Zapytaliśmy w Ministerstwie Zdrowia, jaki jest rzeczywisty kształt obecnego projektu. Wiceminister Maciej Miłkowski poinformował nas, że jest on „na etapie przygotowawczym” oraz że kierunki proponowanych zmian wytyczają nadal Strategia na rzecz Odpowiedzialnego Rozwoju premiera Morawieckiego i Polityka Lekowa Państwa ministra Łukasza Szumowskiego. Szczegółów zapisów Miłkowski zdradzać nie chce. Jak rozumieć jego publiczną wypowiedź o odłożenie konsultacji publicznych na okres po wyborach?
- Okres wyborczy nie służy merytorycznym konsultacjom publicznym. Ponieważ projekt jest istotny dla społeczeństwa powinien być procedowany nie w okresie kiedy większość społeczeństwa zainteresowana jest sprawami wyborczymi – mówi Maciej Miłkowski.
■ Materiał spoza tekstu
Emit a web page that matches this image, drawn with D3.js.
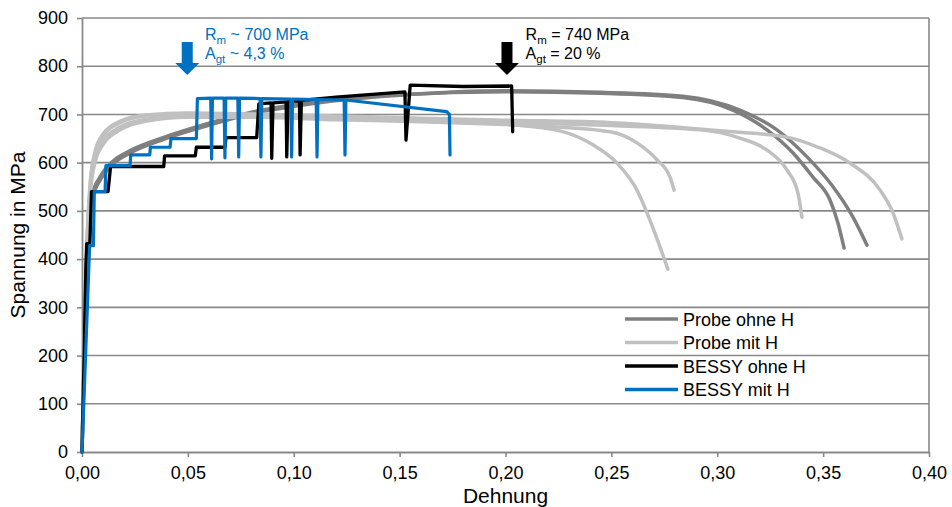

Wiceminister dodaje też, że MZ jest w kontakcie z Ministerstwem Rozwoju.
- Oczekujemy na kolejne spotkanie celem uzgodnienia stanowisk obu ministerstw – stwierdził Miłkowski.
Zapytaliśmy więc, jakie jest stanowisko resortu wicepremier Jadwigi Emilewicz w sprawie nowelizacji. Nieoficjalnie urzędnicy MR podkreślają, że proponowane rozwiązania to mocno robocza wersja i pani premier (ani minister Łukasz Szumowski z którym jest w stałym kontakcie) nie podpisze się pod przepisami ograniczającymi produkcję w Polsce. Oficjalnie resort nie chce jednak w tej chwili zabierać głosu.
- Odniesienie się do przedmiotowego projektu będzie możliwe po wszczęciu prac legislacyjnych – odpowiedziało na nasze pytania biuro prasowe MR.